● **Description of the task**
Each line that holds the word "chart" counts once. Give the total number of such lines and nothing else.

● **Data excerpt**

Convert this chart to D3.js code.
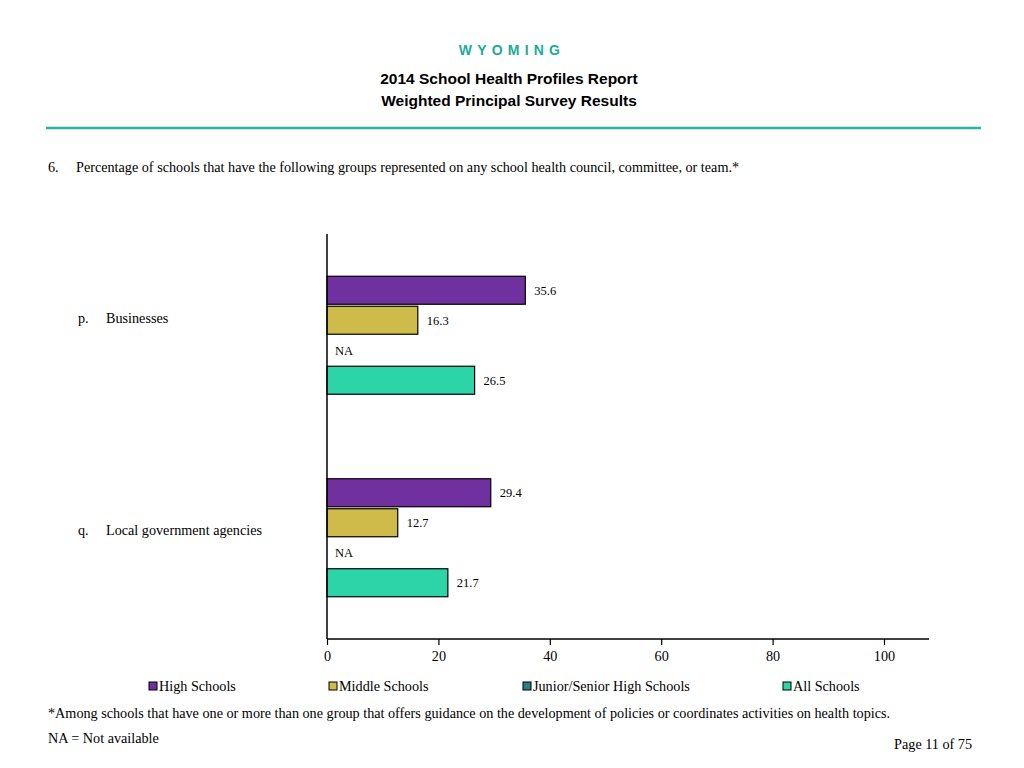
<!DOCTYPE html>
<html><head><meta charset="utf-8">
<script src="https://cdn.jsdelivr.net/npm/d3@7"></script>
<style>
body{margin:0;background:#fff;}
svg{display:block;}
.serif{font-family:"Liberation Serif","Times New Roman",serif;}
.sans{font-family:"Liberation Sans",Arial,sans-serif;}
</style></head>
<body>
<svg id="chart" width="1024" height="768"></svg>
<script>
const categories = ["Businesses", "Local government agencies"];
const categoryLetters = ["p.", "q."];
const seriesNames = ["High Schools", "Middle Schools", "Junior/Senior High Schools", "All Schools"];
const seriesColors = ["#7030a0", "#cfbb4a", "#2a7f7f", "#2dd4a8"];
const highSchools = [35.6, 29.4];
const middleSchools = [16.3, 12.7];
const juniorSenior = [null, null];
const allSchools = [26.5, 21.7];
const xTicks = [0, 20, 40, 60, 80, 100];

const seriesValues = [highSchools, middleSchools, juniorSenior, allSchools];

const svg = d3.select("#chart");
const teal = "#1aab9b";
const FS = 14.2;

// Header
svg.append("text").attr("class","sans").attr("x",512).attr("y",55)
  .attr("text-anchor","middle").attr("font-size",14).attr("font-weight","bold")
  .attr("fill",teal).attr("letter-spacing","5.2px").text("WYOMING");
svg.append("text").attr("class","sans").attr("x",509).attr("y",84)
  .attr("text-anchor","middle").attr("font-size",15.5).attr("font-weight","bold")
  .text("2014 School Health Profiles Report");
svg.append("text").attr("class","sans").attr("x",509).attr("y",106)
  .attr("text-anchor","middle").attr("font-size",15.5).attr("font-weight","bold")
  .text("Weighted Principal Survey Results");
svg.append("line").attr("x1",46).attr("x2",981).attr("y1",128).attr("y2",128)
  .attr("stroke","#22b5a8").attr("stroke-width",2.5);

// Question
svg.append("text").attr("class","serif").attr("x",48).attr("y",172).attr("font-size",FS).text("6.");
svg.append("text").attr("class","serif").attr("x",76).attr("y",172).attr("font-size",FS)
  .text("Percentage of schools that have the following groups represented on any school health council, committee, or team.*");

// Scales
const x = d3.scaleLinear().domain([0, 100]).range([327, 884]);
const y = d3.scaleBand().domain(categories).range([234, 639]).padding(0);
const inner = d3.scaleBand().domain(seriesNames).range([0, 120]).paddingInner(2/30).paddingOuter(1/30);

const g = svg.append("g");
categories.forEach((cat, ci) => {
  const top = y(cat) + y.bandwidth()/2 - 60;
  seriesNames.forEach((s, si) => {
    const v = seriesValues[si][ci];
    const by = top + inner(s);
    const bh = inner.bandwidth();
    if (v === null) {
      g.append("text").attr("class","serif").attr("x", x(0) + 8).attr("y", by + bh/2 + 4.5)
        .attr("font-size",12.5).text("NA");
    } else {
      g.append("rect").attr("x", x(0)).attr("y", by).attr("width", x(v) - x(0)).attr("height", bh)
        .attr("fill", seriesColors[si]).attr("stroke","#000").attr("stroke-width",1.2);
      g.append("text").attr("class","serif").attr("x", x(v) + 9).attr("y", by + bh/2 + 4.5)
        .attr("font-size",12.5).text(v.toFixed(1));
    }
  });
});

// Category labels
const labelShift = [-12, -3];
categories.forEach((cat, ci) => {
  const cy = y(cat) + y.bandwidth()/2 + labelShift[ci];
  svg.append("text").attr("class","serif").attr("x",78).attr("y",cy).attr("font-size",FS).text(categoryLetters[ci]);
  svg.append("text").attr("class","serif").attr("x",106).attr("y",cy).attr("font-size",FS).text(cat);
});

// Axes
const xAxis = d3.axisBottom(x).tickValues(xTicks).tickSize(6).tickSizeOuter(0);
const ax = svg.append("g").attr("transform","translate(0,639)").call(xAxis);
ax.select(".domain").remove();
ax.selectAll(".tick line").attr("stroke","#000").attr("stroke-width",1.2);
ax.selectAll(".tick text").attr("font-size",FS).attr("fill","#000").attr("y",22).attr("dy",0)
  .style("font-family","'Liberation Serif','Times New Roman',serif");
svg.append("line").attr("x1",327).attr("x2",929).attr("y1",639).attr("y2",639).attr("stroke","#000").attr("stroke-width",1.5);
svg.append("line").attr("x1",327).attr("x2",327).attr("y1",234).attr("y2",639).attr("stroke","#000").attr("stroke-width",1.5);

// Legend
const legendX = [149, 329, 523, 783];
seriesNames.forEach((s, si) => {
  svg.append("rect").attr("x", legendX[si]).attr("y", 682).attr("width", 8).attr("height", 8)
    .attr("fill", seriesColors[si]).attr("stroke","#000").attr("stroke-width",1);
  svg.append("text").attr("class","serif").attr("x", legendX[si] + 10).attr("y", 691)
    .attr("font-size",FS).text(s);
});

// Footnotes
svg.append("text").attr("class","serif").attr("x",48).attr("y",718).attr("font-size",FS)
  .text("*Among schools that have one or more than one group that offers guidance on the development of policies or coordinates activities on health topics.");
svg.append("text").attr("class","serif").attr("x",48).attr("y",743).attr("font-size",FS)
  .text("NA = Not available");
svg.append("text").attr("class","serif").attr("x",972).attr("y",749).attr("text-anchor","end").attr("font-size",FS)
  .text("Page 11 of 75");
</script>
</body></html>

● **Answer below**
3